### Collected material ###

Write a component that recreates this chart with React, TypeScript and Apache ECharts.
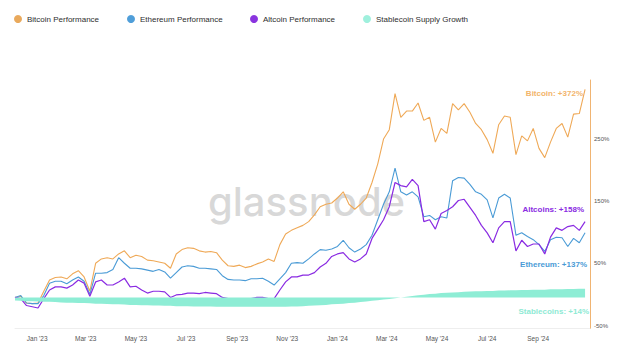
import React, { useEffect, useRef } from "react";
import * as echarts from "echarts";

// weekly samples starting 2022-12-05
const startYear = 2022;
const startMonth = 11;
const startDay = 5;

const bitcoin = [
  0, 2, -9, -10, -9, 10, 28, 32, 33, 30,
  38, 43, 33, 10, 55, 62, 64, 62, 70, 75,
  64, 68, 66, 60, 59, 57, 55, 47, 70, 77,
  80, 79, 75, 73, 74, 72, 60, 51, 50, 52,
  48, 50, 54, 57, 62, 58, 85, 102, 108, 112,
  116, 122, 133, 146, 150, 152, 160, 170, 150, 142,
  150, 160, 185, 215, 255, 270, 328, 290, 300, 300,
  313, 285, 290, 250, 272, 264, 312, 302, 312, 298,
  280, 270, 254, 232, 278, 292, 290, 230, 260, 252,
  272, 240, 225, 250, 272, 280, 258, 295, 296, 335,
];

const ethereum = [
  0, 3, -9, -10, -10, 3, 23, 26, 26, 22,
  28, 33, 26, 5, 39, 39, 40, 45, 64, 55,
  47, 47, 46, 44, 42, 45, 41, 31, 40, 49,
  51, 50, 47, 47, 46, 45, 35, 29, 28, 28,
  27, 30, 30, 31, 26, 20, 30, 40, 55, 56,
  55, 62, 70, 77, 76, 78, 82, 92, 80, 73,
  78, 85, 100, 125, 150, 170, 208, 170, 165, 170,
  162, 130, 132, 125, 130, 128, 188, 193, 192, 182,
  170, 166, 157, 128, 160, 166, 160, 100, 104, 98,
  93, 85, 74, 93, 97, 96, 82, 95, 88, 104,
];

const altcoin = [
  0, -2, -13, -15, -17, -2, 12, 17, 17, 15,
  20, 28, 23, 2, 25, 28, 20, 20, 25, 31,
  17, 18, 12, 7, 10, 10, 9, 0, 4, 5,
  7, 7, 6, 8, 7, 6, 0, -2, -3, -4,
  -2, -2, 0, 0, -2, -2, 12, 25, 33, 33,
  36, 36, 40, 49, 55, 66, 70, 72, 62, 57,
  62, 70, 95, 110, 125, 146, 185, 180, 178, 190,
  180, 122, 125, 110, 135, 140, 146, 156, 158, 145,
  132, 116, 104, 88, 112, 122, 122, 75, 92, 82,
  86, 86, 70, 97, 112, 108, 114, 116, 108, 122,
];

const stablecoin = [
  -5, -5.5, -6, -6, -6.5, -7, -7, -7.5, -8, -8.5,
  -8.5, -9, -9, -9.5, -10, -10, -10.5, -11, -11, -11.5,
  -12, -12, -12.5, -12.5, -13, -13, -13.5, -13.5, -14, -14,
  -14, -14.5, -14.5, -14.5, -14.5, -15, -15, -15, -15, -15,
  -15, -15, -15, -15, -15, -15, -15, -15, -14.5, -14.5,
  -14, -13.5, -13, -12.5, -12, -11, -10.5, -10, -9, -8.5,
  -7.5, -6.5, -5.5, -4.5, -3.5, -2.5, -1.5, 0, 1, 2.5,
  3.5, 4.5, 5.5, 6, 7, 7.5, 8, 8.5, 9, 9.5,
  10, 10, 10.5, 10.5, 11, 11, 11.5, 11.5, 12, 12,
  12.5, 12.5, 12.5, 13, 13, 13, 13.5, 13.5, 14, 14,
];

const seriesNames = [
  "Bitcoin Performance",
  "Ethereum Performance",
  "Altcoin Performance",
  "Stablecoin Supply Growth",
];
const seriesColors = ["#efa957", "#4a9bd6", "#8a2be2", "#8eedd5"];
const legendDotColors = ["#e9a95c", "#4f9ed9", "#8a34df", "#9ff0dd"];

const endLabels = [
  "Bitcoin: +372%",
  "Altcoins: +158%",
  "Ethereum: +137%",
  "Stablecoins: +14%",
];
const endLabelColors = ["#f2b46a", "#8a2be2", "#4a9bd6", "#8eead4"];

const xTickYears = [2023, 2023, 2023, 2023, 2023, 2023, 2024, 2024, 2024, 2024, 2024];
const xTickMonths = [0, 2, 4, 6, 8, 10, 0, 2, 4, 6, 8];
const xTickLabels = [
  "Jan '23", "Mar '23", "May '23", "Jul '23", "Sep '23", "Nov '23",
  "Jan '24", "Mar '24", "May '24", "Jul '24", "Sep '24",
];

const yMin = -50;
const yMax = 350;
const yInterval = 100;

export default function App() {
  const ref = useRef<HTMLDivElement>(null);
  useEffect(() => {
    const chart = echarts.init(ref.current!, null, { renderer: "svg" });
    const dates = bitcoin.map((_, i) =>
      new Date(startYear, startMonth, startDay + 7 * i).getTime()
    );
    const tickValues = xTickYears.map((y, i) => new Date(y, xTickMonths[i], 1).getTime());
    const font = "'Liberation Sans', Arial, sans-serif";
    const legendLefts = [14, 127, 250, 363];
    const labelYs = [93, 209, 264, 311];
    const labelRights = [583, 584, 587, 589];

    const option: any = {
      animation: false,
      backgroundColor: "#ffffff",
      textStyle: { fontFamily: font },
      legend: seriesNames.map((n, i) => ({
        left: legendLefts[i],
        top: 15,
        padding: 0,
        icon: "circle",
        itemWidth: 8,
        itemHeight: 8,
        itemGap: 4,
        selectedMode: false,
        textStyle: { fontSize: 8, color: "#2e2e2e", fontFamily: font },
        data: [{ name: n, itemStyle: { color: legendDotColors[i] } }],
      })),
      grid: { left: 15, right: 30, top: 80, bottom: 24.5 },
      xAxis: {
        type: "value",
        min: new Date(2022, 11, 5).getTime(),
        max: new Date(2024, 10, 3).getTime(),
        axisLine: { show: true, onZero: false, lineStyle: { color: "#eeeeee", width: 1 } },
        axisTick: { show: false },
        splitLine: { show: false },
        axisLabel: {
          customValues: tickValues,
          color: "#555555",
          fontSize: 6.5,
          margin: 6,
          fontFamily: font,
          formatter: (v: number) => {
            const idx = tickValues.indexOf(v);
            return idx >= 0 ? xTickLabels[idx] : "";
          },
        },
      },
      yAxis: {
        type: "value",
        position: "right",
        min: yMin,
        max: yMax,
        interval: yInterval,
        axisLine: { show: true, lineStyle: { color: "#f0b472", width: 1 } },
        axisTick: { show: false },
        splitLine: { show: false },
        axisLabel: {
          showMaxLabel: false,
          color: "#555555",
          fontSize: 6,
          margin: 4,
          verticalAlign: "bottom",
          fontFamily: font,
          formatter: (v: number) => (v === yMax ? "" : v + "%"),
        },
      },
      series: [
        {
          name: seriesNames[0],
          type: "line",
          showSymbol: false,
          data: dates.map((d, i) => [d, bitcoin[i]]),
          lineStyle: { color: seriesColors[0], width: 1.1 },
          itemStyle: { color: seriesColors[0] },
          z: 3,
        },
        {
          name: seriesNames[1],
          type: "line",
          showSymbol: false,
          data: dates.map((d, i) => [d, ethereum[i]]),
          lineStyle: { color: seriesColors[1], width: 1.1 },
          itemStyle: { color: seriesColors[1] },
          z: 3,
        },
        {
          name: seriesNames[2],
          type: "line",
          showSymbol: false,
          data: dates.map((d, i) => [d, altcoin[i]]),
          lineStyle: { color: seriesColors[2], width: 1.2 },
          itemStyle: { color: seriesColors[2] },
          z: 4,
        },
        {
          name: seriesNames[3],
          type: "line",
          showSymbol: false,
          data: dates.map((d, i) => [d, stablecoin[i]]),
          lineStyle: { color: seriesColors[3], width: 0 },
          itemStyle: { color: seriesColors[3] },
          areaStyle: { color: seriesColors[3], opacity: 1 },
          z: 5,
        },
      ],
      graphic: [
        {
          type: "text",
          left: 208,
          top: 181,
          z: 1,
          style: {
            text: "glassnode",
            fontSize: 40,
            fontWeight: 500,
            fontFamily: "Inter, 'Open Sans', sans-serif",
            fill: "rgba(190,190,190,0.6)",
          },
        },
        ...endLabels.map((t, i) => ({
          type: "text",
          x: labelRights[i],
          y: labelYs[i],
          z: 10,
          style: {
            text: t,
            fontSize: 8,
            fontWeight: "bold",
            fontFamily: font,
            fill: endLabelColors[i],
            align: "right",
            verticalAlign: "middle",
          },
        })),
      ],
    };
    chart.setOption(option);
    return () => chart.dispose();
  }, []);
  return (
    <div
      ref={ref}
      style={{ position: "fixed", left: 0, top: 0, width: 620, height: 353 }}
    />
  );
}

###

» **Exercise requirements**: Would you reproduce the lines above, from the very first through the line containing "const startDay = 5;", exactly and without the pictures?

» **Solution below**:
Write a component that recreates this chart with React, TypeScript and Apache ECharts.
import React, { useEffect, useRef } from "react";
import * as echarts from "echarts";

// weekly samples starting 2022-12-05
const startYear = 2022;
const startMonth = 11;
const startDay = 5;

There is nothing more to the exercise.